- _PROBLEM_
Retype, with no alterations, every line between the one containing "Recreate this image" and the one containing "(10,8) -- (485,8);", counting both of those lines too. Pictures are to be left out.

start DATA LISTING

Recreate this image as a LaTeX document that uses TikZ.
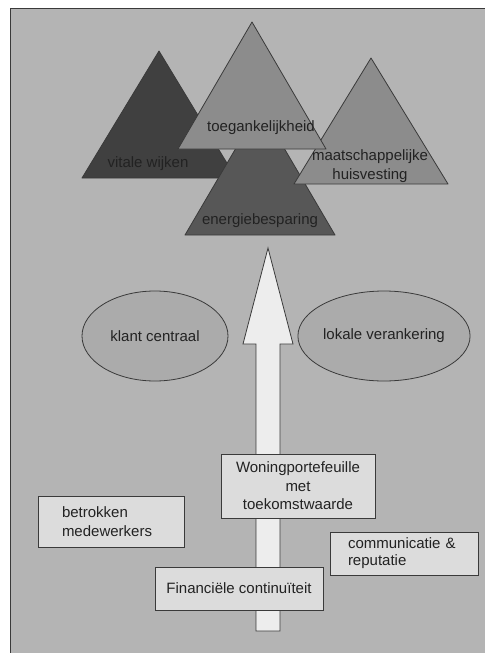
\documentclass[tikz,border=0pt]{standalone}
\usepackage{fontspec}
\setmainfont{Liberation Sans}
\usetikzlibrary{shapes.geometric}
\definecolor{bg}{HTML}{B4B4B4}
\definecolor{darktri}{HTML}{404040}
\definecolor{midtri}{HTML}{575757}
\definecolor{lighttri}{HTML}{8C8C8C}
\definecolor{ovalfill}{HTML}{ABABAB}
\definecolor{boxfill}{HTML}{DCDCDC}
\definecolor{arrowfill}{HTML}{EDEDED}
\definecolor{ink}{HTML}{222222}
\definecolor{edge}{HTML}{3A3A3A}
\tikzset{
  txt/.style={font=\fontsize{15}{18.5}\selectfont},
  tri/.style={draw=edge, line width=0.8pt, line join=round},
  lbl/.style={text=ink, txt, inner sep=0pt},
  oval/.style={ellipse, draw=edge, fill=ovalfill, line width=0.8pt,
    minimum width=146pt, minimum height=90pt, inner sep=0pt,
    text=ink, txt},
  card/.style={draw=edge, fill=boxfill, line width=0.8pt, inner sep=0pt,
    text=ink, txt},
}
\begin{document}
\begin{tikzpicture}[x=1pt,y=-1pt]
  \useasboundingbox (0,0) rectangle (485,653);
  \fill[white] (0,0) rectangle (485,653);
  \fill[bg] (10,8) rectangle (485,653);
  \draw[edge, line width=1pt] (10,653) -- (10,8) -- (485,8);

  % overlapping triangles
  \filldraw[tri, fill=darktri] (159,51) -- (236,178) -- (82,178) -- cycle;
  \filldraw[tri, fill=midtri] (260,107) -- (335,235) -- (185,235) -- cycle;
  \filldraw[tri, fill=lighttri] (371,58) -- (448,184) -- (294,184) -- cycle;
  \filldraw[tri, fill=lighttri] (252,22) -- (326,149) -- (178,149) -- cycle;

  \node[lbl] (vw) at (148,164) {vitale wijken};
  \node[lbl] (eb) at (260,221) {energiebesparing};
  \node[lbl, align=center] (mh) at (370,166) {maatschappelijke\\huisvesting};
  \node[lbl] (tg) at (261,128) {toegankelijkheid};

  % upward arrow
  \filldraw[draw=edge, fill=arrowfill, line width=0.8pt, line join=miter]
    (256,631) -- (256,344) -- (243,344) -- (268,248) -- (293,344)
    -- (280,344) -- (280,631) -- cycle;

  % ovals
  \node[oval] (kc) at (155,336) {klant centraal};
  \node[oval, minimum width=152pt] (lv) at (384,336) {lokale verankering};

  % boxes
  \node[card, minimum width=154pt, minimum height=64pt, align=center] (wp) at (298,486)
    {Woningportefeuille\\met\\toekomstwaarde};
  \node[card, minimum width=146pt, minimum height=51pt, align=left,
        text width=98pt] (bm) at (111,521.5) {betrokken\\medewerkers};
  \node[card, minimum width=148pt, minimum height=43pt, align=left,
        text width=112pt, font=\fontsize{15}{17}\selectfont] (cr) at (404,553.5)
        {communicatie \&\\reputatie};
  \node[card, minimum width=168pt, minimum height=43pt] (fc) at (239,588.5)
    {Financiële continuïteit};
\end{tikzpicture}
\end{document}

end DATA LISTING
start DATA LISTING

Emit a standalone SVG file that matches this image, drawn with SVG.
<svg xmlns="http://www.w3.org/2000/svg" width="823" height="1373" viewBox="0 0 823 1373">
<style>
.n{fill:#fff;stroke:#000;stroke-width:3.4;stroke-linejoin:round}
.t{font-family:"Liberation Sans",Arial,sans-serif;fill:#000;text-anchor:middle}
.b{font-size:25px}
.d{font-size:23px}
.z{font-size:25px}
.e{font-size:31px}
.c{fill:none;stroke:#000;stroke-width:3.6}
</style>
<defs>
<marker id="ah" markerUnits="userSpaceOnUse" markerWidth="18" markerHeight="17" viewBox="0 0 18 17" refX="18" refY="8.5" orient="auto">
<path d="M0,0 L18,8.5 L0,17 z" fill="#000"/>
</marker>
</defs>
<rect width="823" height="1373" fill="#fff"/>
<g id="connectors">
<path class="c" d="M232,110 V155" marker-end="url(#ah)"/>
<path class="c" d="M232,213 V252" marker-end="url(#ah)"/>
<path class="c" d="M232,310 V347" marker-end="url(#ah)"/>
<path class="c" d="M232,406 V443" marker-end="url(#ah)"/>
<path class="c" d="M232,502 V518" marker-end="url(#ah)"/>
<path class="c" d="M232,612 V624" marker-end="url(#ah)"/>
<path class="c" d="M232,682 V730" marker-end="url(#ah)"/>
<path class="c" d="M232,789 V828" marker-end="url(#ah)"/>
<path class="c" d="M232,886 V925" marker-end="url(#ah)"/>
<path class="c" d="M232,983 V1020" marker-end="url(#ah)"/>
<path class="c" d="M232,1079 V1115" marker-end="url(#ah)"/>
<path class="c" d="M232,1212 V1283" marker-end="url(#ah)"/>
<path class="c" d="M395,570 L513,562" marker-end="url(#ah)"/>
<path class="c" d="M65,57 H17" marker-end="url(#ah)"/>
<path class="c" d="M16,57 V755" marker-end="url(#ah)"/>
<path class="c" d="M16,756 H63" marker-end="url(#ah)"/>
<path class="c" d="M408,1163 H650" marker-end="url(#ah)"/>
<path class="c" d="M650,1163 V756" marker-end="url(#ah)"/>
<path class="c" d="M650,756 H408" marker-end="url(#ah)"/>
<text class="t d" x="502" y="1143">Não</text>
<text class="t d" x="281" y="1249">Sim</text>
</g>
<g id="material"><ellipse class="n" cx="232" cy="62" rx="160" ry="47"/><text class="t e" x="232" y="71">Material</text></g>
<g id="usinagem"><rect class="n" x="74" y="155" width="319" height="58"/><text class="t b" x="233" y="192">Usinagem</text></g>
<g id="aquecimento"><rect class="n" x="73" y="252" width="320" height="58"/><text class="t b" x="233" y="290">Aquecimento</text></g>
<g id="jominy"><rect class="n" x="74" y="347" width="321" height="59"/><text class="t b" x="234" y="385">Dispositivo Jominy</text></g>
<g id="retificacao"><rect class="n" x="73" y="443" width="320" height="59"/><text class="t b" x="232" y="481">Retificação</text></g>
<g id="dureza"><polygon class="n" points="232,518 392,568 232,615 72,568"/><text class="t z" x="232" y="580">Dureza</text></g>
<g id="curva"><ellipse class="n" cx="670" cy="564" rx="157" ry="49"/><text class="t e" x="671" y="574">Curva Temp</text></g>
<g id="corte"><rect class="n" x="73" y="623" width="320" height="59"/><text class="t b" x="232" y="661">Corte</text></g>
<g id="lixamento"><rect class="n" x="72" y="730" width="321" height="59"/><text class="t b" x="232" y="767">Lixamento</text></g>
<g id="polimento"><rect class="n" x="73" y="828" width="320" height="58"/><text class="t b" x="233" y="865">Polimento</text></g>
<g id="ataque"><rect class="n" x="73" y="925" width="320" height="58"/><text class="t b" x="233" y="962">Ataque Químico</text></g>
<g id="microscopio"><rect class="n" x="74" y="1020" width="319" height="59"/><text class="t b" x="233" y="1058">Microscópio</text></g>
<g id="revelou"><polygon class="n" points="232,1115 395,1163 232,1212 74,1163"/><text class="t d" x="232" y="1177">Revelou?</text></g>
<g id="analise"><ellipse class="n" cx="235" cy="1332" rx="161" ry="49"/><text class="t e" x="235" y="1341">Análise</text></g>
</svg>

end DATA LISTING

- _THE RESPONSE_
Recreate this image as a LaTeX document that uses TikZ.
\documentclass[tikz,border=0pt]{standalone}
\usepackage{fontspec}
\setmainfont{Liberation Sans}
\usetikzlibrary{shapes.geometric}
\definecolor{bg}{HTML}{B4B4B4}
\definecolor{darktri}{HTML}{404040}
\definecolor{midtri}{HTML}{575757}
\definecolor{lighttri}{HTML}{8C8C8C}
\definecolor{ovalfill}{HTML}{ABABAB}
\definecolor{boxfill}{HTML}{DCDCDC}
\definecolor{arrowfill}{HTML}{EDEDED}
\definecolor{ink}{HTML}{222222}
\definecolor{edge}{HTML}{3A3A3A}
\tikzset{
  txt/.style={font=\fontsize{15}{18.5}\selectfont},
  tri/.style={draw=edge, line width=0.8pt, line join=round},
  lbl/.style={text=ink, txt, inner sep=0pt},
  oval/.style={ellipse, draw=edge, fill=ovalfill, line width=0.8pt,
    minimum width=146pt, minimum height=90pt, inner sep=0pt,
    text=ink, txt},
  card/.style={draw=edge, fill=boxfill, line width=0.8pt, inner sep=0pt,
    text=ink, txt},
}
\begin{document}
\begin{tikzpicture}[x=1pt,y=-1pt]
  \useasboundingbox (0,0) rectangle (485,653);
  \fill[white] (0,0) rectangle (485,653);
  \fill[bg] (10,8) rectangle (485,653);
  \draw[edge, line width=1pt] (10,653) -- (10,8) -- (485,8);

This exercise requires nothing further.